Over the years, in my reading of many other inspirational and practical books on living with depression, I picked up another concept called ‘joy breaks’. I can’t remember the source of this concept, but it was a small aside packed into a book with many other suggestions. The beauty of joy breaks was to similarly make lists of things you could use to bring you moments of joy when dealing with a gruelling day of work, studies, or – I now realize – chronic illness.
Joy breaks as I read about them were also a rather radical concept. In our society, we’re subtly conditioned (aka brainwashed) to believe that we should be happy all the time and walking around in an elevated state of joy. Anyone who has read about a Tony Robbins ‘event’ will call to mind a large mass of people shouting and jumping and punching the air. The whole concept relies on maintaining this state of nirvana 24/7. Sadness or even quiet reflection seems to be thrown out with the bathwater as a waste of time.
I don’t know about you, but honestly folks, even when I wasn’t depressed, I wasn’t running around punching the air and shouting, “Hallelujah!” For people with depression, the absolute feeling of inadequacy – the impossibility of reaching a fraction of this frenzied state for even an hour, much less all day – is just another reason to feel like a failure and feeds back into what Tara Brach calls the trance of unworthiness. It’s not sustainable, and I’m sure it’s not even desirable to have a nation of Pollyannas.
What is achievable for people with depression is to experience moments of joy and peace. Whether these moments last for a few seconds, a few minutes, or more, the significant thing is that people with depression can and do experience moments of joy. Not as many as we might like at first, but if we cultivate them and stay present with them, each moment restores to us a sense of much-needed mastery.

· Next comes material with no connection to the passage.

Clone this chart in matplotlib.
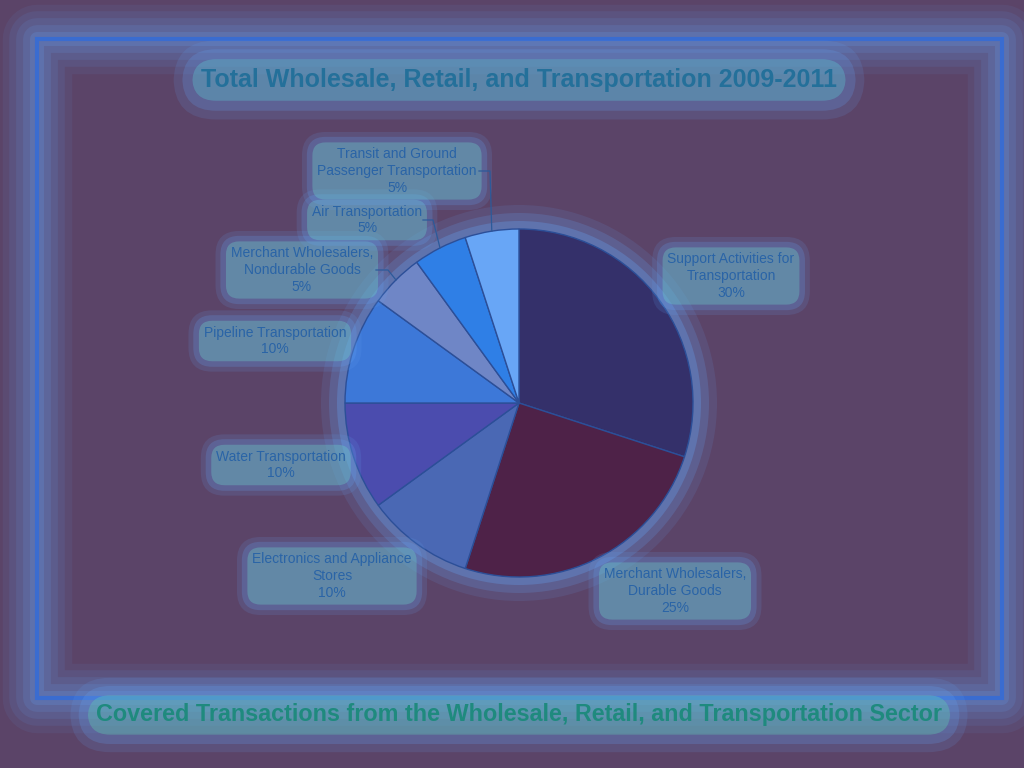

Like the self-comforting list that Teresa asked me to write 13 years ago, I made lists of ‘joy breaks’ I could take for 2 minutes, 5 minutes, or 1-2 hours to help me experience moments of joy. I later expanded the concept to include things that gave me feelings of peace. Initially my ‘joy break’ lists included things like blowing bubbles, colouring pictures and watching movies that made me laugh. Now, they might include stepping outside and taking some deep breaths and just appreciating the fact that I am alive. I think of things I am thankful for, but not in the kind of checklist way where you measure your success by whether you have a spouse, family, job, friends and so on. Sometimes it’s as simple as being thankful for breathing (and not tossing up a lung) and watching the birds at the feeder.

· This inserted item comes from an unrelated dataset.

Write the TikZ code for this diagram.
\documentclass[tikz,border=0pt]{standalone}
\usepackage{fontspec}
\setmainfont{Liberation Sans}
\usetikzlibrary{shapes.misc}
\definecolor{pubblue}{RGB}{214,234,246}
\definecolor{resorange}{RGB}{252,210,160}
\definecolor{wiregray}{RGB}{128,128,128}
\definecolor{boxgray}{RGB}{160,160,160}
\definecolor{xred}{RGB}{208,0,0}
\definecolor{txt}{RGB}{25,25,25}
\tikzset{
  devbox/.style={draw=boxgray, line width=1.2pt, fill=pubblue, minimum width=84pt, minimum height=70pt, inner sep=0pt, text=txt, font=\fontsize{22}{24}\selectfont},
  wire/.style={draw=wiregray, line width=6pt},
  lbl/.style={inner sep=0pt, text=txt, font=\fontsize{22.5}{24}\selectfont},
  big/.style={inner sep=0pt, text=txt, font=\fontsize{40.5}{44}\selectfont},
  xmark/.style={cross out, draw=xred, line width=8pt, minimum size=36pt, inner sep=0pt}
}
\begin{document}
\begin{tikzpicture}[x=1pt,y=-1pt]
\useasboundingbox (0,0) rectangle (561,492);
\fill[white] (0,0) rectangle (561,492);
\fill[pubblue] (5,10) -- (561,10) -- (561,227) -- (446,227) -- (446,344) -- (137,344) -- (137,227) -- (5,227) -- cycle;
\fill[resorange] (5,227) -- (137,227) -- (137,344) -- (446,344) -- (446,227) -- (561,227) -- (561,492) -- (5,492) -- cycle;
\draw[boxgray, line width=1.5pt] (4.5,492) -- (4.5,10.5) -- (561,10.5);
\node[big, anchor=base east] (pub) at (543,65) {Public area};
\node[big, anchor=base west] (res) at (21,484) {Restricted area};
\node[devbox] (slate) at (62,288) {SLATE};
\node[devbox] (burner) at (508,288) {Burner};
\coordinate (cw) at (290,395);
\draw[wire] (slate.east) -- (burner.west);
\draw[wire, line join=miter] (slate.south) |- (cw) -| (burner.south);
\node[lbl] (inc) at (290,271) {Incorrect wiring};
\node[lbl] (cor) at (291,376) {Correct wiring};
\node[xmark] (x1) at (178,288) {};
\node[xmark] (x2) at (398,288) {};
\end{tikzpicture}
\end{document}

So, I invite you to give yourself this assignment. Sit down and make a list of the things that bring you moments of comfort, joy and peace. I was delighted to find that I still have the list I made in 1999, thanks to a very wise MD named Teresa.
Things that comfort me
– talking to Carmen (who later became my wife!)
– listening to music
– a bath (if I had one)
– cuddling my teddy bear
– watching the sun rise and set
– playing the piano
– visiting parks, forests and the sea
– flowers and trees
– when I let myself relax
– writing without censoring each word
– going to the movies or a play
– the beach and the gulls
See if it inspires you to make your own list. The next time you feel overwhelmed by depression, bring out your list and start doing some of the things on it. Give yourself permission to experience as many moments of joy each day as you can. It’s a gift you deserve, and is a much more achievable way to restore a sense of mastery over depression.